The Complaint alleged that Werner knew that DC had relied upon him regarding his investment recommendations. DC apparently called upon Werner to keep her apprised of the activity within her account, given her aforementioned health conditions and disabilities.

FINRA alleged in the Complaint that between October 1, 2012 and December 31, 2015, at a time when Werner was associated with Liberty Partners Financial Services, LLC, as well as associated with Legend Securities, Inc., he had engaged in the excessive churning of DC’s accounts. Particularly, throughout this timeframe, Werner had charged DC with fees and commissions amounting to $243,000.00, even though DC had actually lost an estimated $184,000.00. The Complaint noted that the cost/equity ratio associated with DC’s accounts, due to Werner’s conduct, ranged from sixty-four percent to nearly ninety-eight percent.

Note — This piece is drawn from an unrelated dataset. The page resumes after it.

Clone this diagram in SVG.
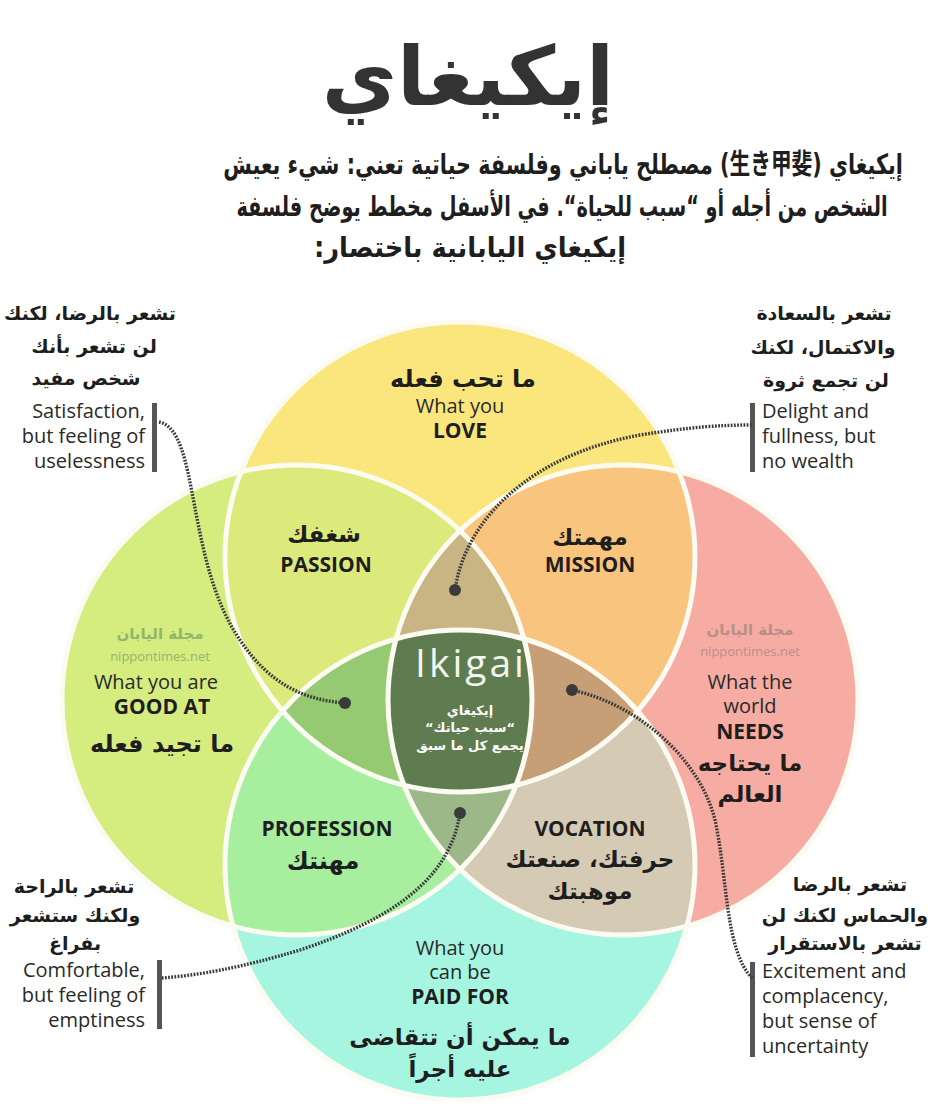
<svg xmlns="http://www.w3.org/2000/svg" width="938" height="1118" viewBox="0 0 938 1118">
<style>
.ar{font-family:"DejaVu Sans","Noto Sans CJK JP",sans-serif;font-weight:bold;fill:#1e1e1e;text-anchor:middle}
.en{font-family:"Open Sans","Noto Sans",sans-serif;fill:#2a2a2a}
.enb{font-family:"Open Sans","Noto Sans",sans-serif;font-weight:bold;fill:#1e1e1e;text-anchor:middle}
.c{text-anchor:middle}
.r{text-anchor:end}
.l{text-anchor:start}
.wm{font-family:"DejaVu Sans",sans-serif;font-weight:bold;text-anchor:middle}
.wmen{font-family:"Open Sans","Noto Sans",sans-serif;text-anchor:middle}
.dot{stroke:#3a3a3a;stroke-width:3.4;fill:none;stroke-dasharray:1.8 1.4}
.bar{fill:#555}
.edge{fill:none;stroke:#fbfbf2;stroke-width:5}
</style>
<defs>
<clipPath id="cT"><circle cx="460" cy="557" r="235"/></clipPath>
<clipPath id="cL"><circle cx="297" cy="700" r="235"/></clipPath>
<clipPath id="cR"><circle cx="623" cy="700" r="235"/></clipPath>
<clipPath id="cB"><circle cx="460" cy="865" r="235"/></clipPath>
</defs>
<rect width="938" height="1118" fill="#ffffff"/>

<g id="title">
<text class="ar" x="468" y="105" font-size="82" style="fill:#333">إيكيغاي</text>
</g>
<g id="intro" class="ar" font-size="28">
<text transform="translate(563,174) scale(0.74,1)" x="0" y="0" direction="rtl">إيكيغاي (生き甲斐) مصطلح ياباني وفلسفة حياتية تعني: شيء يعيش</text>
<text transform="translate(562,216) scale(0.69,1)" x="0" y="0" direction="rtl">الشخص من أجله أو “سبب للحياة“. في الأسفل مخطط يوضح فلسفة</text>
<text transform="translate(470,257) scale(0.92,1)" x="0" y="0" direction="rtl">إيكيغاي اليابانية باختصار:</text>
</g>

<g id="venn">
<circle cx="460" cy="557" r="235" fill="#fae67c"/>
<circle cx="297" cy="700" r="235" fill="#d5ec7f"/>
<circle cx="623" cy="700" r="235" fill="#f6aca3"/>
<circle cx="460" cy="865" r="235" fill="#a5f5e1"/>
<g clip-path="url(#cL)"><circle cx="460" cy="557" r="235" fill="#dce97b"/></g>
<g clip-path="url(#cR)"><circle cx="460" cy="557" r="235" fill="#f9c47e"/></g>
<g clip-path="url(#cL)"><circle cx="460" cy="865" r="235" fill="#a8ee9f"/></g>
<g clip-path="url(#cR)"><circle cx="460" cy="865" r="235" fill="#d5cab4"/></g>
<g clip-path="url(#cL)"><g clip-path="url(#cR)"><circle cx="460" cy="557" r="235" fill="#c8b583"/></g></g>
<g clip-path="url(#cL)"><g clip-path="url(#cR)"><circle cx="460" cy="865" r="235" fill="#9db888"/></g></g>
<g clip-path="url(#cL)"><g clip-path="url(#cB)"><circle cx="460" cy="557" r="235" fill="#95c972"/></g></g>
<g clip-path="url(#cR)"><g clip-path="url(#cB)"><circle cx="460" cy="557" r="235" fill="#c79f77"/></g></g>
<g clip-path="url(#cL)"><g clip-path="url(#cR)"><g clip-path="url(#cB)"><circle cx="460" cy="557" r="235" fill="#5e7c50"/></g></g></g>
<circle class="edge" cx="460" cy="557" r="235"/>
<circle class="edge" cx="297" cy="700" r="235"/>
<circle class="edge" cx="623" cy="700" r="235"/>
<circle class="edge" cx="460" cy="865" r="235"/>
</g>

<g id="love">
<text class="ar" x="463" y="387" font-size="24">ما تحب فعله</text>
<text class="en c" x="460" y="413" font-size="20">What you</text>
<text class="enb" x="460" y="438" font-size="21">LOVE</text>
</g>
<g id="passion">
<text class="ar" x="324" y="542" font-size="23">شغفك</text>
<text class="enb" x="326" y="572" font-size="21">PASSION</text>
</g>
<g id="mission">
<text class="ar" x="590" y="545" font-size="23">مهمتك</text>
<text class="enb" x="590" y="572" font-size="21">MISSION</text>
</g>
<g id="goodat">
<text class="wm" x="160" y="639" font-size="15" fill="#93b66b">مجلة اليابان</text>
<text class="wmen" x="160" y="661" font-size="13" fill="#93b66b">nippontimes.net</text>
<text class="en c" x="156" y="689" font-size="20">What you are</text>
<text class="enb" x="162" y="714" font-size="21">GOOD AT</text>
<text class="ar" x="162" y="752" font-size="24">ما تجيد فعله</text>
</g>
<g id="needs">
<text class="wm" x="750" y="635" font-size="15" fill="#b98f8a">مجلة اليابان</text>
<text class="wmen" x="750" y="656" font-size="13" fill="#b98f8a">nippontimes.net</text>
<text class="en c" x="750" y="689" font-size="20">What the</text>
<text class="en c" x="750" y="713" font-size="20">world</text>
<text class="enb" x="750" y="739" font-size="21">NEEDS</text>
<text class="ar" x="750" y="771" font-size="23">ما يحتاجه</text>
<text class="ar" x="750" y="802" font-size="23">العالم</text>
</g>
<g id="ikigai">
<text class="wmen" x="471" y="677" font-size="39" letter-spacing="3" fill="#f4f6ef">Ikigai</text>
<text class="ar" x="470" y="715" font-size="13" style="fill:#fff">إيكيغاي</text>
<text class="ar" x="470" y="732" font-size="13" style="fill:#fff">“سبب حياتك“</text>
<text class="ar" x="470" y="750" font-size="13" style="fill:#fff">يجمع كل ما سبق</text>
</g>
<g id="profession">
<text class="enb" x="327" y="836" font-size="21">PROFESSION</text>
<text class="ar" x="323" y="869" font-size="24">مهنتك</text>
</g>
<g id="vocation">
<text class="enb" x="590" y="836" font-size="21">VOCATION</text>
<text class="ar" x="590" y="867" font-size="23">حرفتك، صنعتك</text>
<text class="ar" x="590" y="899" font-size="23">موهبتك</text>
</g>
<g id="paid">
<text class="en c" x="460" y="955" font-size="20">What you</text>
<text class="en c" x="460" y="979" font-size="20">can be</text>
<text class="enb" x="460" y="1004" font-size="21">PAID FOR</text>
<text class="ar" x="460" y="1045" font-size="23">ما يمكن أن تتقاضى</text>
<text class="ar" x="460" y="1077" font-size="23">عليه أجراً</text>
</g>

<g id="note-tl">
<text class="ar" x="90" y="320" font-size="19">تشعر بالرضا، لكنك</text>
<text class="ar" x="94" y="353" font-size="19">لن تشعر بأنك</text>
<text class="ar" x="86" y="385" font-size="19">شخص مفيد</text>
<text class="en r" x="145" y="418" font-size="20">Satisfaction,</text>
<text class="en r" x="145" y="443" font-size="20">but feeling of</text>
<text class="en r" x="145" y="468" font-size="20">uselessness</text>
<rect class="bar" x="152" y="403" width="5" height="69"/>
</g>
<g id="note-tr">
<text class="ar" x="824" y="320" font-size="19">تشعر بالسعادة</text>
<text class="ar" x="823" y="354" font-size="19">والاكتمال، لكنك</text>
<text class="ar" x="826" y="387" font-size="19">لن تجمع ثروة</text>
<text class="en l" x="762" y="418" font-size="20">Delight and</text>
<text class="en l" x="762" y="443" font-size="20">fullness, but</text>
<text class="en l" x="762" y="468" font-size="20">no wealth</text>
<rect class="bar" x="750" y="403" width="5" height="69"/>
</g>
<g id="note-bl">
<text class="ar" x="74" y="893" font-size="19">تشعر بالراحة</text>
<text class="ar" x="75" y="922" font-size="19">ولكنك ستشعر</text>
<text class="ar" x="75" y="950" font-size="19">بفراغ</text>
<text class="en r" x="145" y="977" font-size="20">Comfortable,</text>
<text class="en r" x="145" y="1002" font-size="20">but feeling of</text>
<text class="en r" x="145" y="1027" font-size="20">emptiness</text>
<rect class="bar" x="157" y="960" width="5" height="69"/>
</g>
<g id="note-br">
<text class="ar" x="850" y="891" font-size="19">تشعر بالرضا</text>
<text class="ar" x="845" y="922" font-size="19">والحماس لكنك لن</text>
<text class="ar" x="845" y="950" font-size="19">تشعر بالاستقرار</text>
<text class="en l" x="762" y="978" font-size="20">Excitement and</text>
<text class="en l" x="762" y="1003" font-size="20">complacency,</text>
<text class="en l" x="762" y="1028" font-size="20">but sense of</text>
<text class="en l" x="762" y="1053" font-size="20">uncertainty</text>
<rect class="bar" x="750" y="962" width="5" height="95"/>
</g>

<g id="connectors">
<path class="dot" d="M159,422 C200,430 185,560 240,640 C270,685 305,700 345,703"/>
<path class="dot" d="M455,590 C465,520 530,455 640,435 C690,427 720,425 752,425"/>
<path class="dot" d="M460,813 C450,880 390,920 300,950 C240,968 200,975 162,978"/>
<path class="dot" d="M572,690 C640,705 700,760 715,820 C728,880 725,950 752,978"/>
<circle cx="345" cy="703" r="6" fill="#3a3a3a"/>
<circle cx="455" cy="590" r="6" fill="#3a3a3a"/>
<circle cx="460" cy="813" r="6" fill="#3a3a3a"/>
<circle cx="572" cy="690" r="6" fill="#3a3a3a"/>
</g>
</svg>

FINRA alleged in the Complaint that Werner’s churning of DC’s accounts was conduct violative of Securities Exchange Act of 1934 Section 10(b), SEC Rule 10b-5, in addition to FINRA Rules 2010 and 2010. FINRA additionally alleged that Werner’s conduct was violative of FINRA Rules 2010 and 2111 based on allegations of his unsuitable and excessive trading.

In the Complaint, FINRA further alleged that in July 2015, while Werner was associated with Legend Securities, Inc., he made a recommendation for DC to exchange her existing variable annuity to a new product. FINRA claimed that this recommendation was unsuitable, as Werner had no legitimate basis to make the recommendation. The Complaint stated that Werner’s commissions amounted to $10,300.00 in connection with the variable annuity exchange. FINRA alleged that Werner’s conduct in this regard was violative of FINRA Rules 2010 and 2111, as well as FINRA Rules 2330(b).

Public disclosure records via FINRA’s BrokerCheck reveal that Werner has been subject to ten disclosure incidents. On April 26, 1994, Werner was terminated by Robert Thomas Securities amid allegations that Werner had taken four clients’ orders prior to being registered with the firm in violation of the firm’s procedures and policies.

On May 1, 1997, Werner settled a customer dispute for $190,000.00 after being alleged to have failed to disclose risks to the customer regarding investments in certain securities. On October 15, 2009, Werner was terminated from National Securities Corporation after the firm alleged that Werner failed to disclose numerous judgments and liens against him.